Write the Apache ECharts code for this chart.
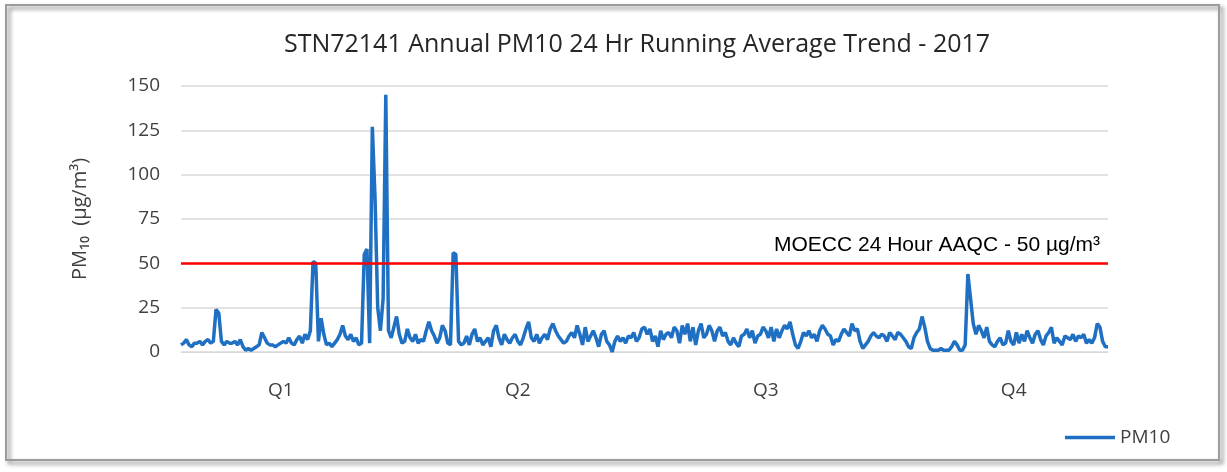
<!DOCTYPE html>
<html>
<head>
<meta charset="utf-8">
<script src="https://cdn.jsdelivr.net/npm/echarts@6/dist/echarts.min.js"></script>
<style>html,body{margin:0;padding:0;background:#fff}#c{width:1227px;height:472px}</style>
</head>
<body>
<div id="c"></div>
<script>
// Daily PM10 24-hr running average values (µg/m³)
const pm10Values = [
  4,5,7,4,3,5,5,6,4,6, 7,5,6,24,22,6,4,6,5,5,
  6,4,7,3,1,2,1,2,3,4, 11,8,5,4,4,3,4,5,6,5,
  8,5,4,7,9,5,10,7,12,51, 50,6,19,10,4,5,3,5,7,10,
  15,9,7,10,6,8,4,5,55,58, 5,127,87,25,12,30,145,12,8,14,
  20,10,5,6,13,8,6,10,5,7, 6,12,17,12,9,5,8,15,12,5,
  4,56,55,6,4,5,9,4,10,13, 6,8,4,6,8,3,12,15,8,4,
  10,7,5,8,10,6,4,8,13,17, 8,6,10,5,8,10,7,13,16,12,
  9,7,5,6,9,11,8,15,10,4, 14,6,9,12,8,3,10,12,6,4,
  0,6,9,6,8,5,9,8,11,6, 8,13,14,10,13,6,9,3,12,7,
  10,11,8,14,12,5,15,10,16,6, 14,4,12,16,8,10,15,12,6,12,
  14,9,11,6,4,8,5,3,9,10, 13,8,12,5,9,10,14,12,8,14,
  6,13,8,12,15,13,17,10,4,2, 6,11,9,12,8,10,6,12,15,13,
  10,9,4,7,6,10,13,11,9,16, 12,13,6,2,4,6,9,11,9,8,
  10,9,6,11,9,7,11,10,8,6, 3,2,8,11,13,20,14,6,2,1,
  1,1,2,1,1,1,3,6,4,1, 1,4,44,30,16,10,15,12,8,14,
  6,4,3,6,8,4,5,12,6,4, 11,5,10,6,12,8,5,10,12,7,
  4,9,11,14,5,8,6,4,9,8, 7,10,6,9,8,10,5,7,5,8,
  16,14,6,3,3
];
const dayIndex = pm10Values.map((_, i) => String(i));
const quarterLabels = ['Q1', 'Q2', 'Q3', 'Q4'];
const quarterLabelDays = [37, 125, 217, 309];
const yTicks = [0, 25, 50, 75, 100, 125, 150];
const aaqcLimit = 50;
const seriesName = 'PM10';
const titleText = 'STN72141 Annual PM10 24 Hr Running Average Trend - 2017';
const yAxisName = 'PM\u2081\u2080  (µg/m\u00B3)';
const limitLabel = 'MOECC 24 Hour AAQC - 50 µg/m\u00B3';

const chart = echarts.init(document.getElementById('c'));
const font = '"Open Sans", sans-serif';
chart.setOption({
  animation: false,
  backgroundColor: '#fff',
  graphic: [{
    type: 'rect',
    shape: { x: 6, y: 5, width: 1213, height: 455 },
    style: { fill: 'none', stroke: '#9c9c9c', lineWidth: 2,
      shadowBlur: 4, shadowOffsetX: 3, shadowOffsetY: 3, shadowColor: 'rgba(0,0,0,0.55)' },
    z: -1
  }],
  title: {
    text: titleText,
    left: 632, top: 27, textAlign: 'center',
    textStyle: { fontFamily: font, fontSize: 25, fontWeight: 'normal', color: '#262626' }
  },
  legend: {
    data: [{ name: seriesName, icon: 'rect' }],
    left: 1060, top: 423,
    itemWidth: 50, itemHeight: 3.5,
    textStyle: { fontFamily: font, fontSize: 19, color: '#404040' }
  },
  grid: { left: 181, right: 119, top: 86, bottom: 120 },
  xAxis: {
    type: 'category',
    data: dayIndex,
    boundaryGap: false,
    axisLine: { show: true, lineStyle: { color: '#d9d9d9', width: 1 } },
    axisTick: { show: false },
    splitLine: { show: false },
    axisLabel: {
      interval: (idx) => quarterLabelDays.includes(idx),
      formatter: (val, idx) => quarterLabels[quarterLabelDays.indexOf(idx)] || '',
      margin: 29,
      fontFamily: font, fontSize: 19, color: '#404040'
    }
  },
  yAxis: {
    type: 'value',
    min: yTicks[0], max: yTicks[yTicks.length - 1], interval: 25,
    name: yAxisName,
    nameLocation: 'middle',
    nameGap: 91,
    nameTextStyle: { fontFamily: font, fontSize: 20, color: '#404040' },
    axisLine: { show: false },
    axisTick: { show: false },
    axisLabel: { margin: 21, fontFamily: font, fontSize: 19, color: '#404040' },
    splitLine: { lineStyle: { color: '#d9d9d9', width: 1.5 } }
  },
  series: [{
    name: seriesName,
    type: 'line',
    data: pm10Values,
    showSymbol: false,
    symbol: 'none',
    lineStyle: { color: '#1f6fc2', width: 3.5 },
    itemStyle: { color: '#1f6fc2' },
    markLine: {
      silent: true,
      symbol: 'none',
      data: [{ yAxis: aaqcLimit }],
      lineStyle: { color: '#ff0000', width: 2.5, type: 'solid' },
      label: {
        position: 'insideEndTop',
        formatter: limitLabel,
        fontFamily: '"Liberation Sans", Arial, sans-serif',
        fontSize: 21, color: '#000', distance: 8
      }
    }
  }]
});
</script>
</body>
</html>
_____
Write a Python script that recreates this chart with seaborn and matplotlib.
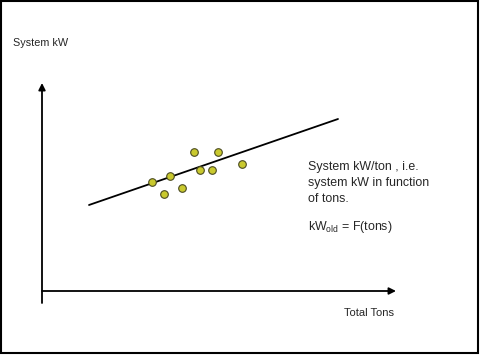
_____
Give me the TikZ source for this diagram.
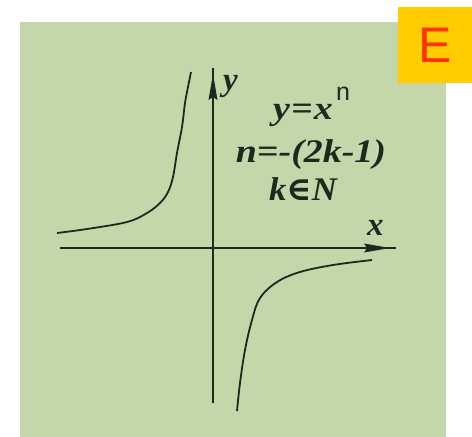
_____
Leave the pictures out and copy exactly the lines from the one with "Write the Apache ECharts code for this chart." through the one with "const limitLabel = 'MOECC", nothing more.

Write the Apache ECharts code for this chart.
<!DOCTYPE html>
<html>
<head>
<meta charset="utf-8">
<script src="https://cdn.jsdelivr.net/npm/echarts@6/dist/echarts.min.js"></script>
<style>html,body{margin:0;padding:0;background:#fff}#c{width:1227px;height:472px}</style>
</head>
<body>
<div id="c"></div>
<script>
// Daily PM10 24-hr running average values (µg/m³)
const pm10Values = [
  4,5,7,4,3,5,5,6,4,6, 7,5,6,24,22,6,4,6,5,5,
  6,4,7,3,1,2,1,2,3,4, 11,8,5,4,4,3,4,5,6,5,
  8,5,4,7,9,5,10,7,12,51, 50,6,19,10,4,5,3,5,7,10,
  15,9,7,10,6,8,4,5,55,58, 5,127,87,25,12,30,145,12,8,14,
  20,10,5,6,13,8,6,10,5,7, 6,12,17,12,9,5,8,15,12,5,
  4,56,55,6,4,5,9,4,10,13, 6,8,4,6,8,3,12,15,8,4,
  10,7,5,8,10,6,4,8,13,17, 8,6,10,5,8,10,7,13,16,12,
  9,7,5,6,9,11,8,15,10,4, 14,6,9,12,8,3,10,12,6,4,
  0,6,9,6,8,5,9,8,11,6, 8,13,14,10,13,6,9,3,12,7,
  10,11,8,14,12,5,15,10,16,6, 14,4,12,16,8,10,15,12,6,12,
  14,9,11,6,4,8,5,3,9,10, 13,8,12,5,9,10,14,12,8,14,
  6,13,8,12,15,13,17,10,4,2, 6,11,9,12,8,10,6,12,15,13,
  10,9,4,7,6,10,13,11,9,16, 12,13,6,2,4,6,9,11,9,8,
  10,9,6,11,9,7,11,10,8,6, 3,2,8,11,13,20,14,6,2,1,
  1,1,2,1,1,1,3,6,4,1, 1,4,44,30,16,10,15,12,8,14,
  6,4,3,6,8,4,5,12,6,4, 11,5,10,6,12,8,5,10,12,7,
  4,9,11,14,5,8,6,4,9,8, 7,10,6,9,8,10,5,7,5,8,
  16,14,6,3,3
];
const dayIndex = pm10Values.map((_, i) => String(i));
const quarterLabels = ['Q1', 'Q2', 'Q3', 'Q4'];
const quarterLabelDays = [37, 125, 217, 309];
const yTicks = [0, 25, 50, 75, 100, 125, 150];
const aaqcLimit = 50;
const seriesName = 'PM10';
const titleText = 'STN72141 Annual PM10 24 Hr Running Average Trend - 2017';
const yAxisName = 'PM\u2081\u2080  (µg/m\u00B3)';
const limitLabel = 'MOECC 24 Hour AAQC - 50 µg/m\u00B3';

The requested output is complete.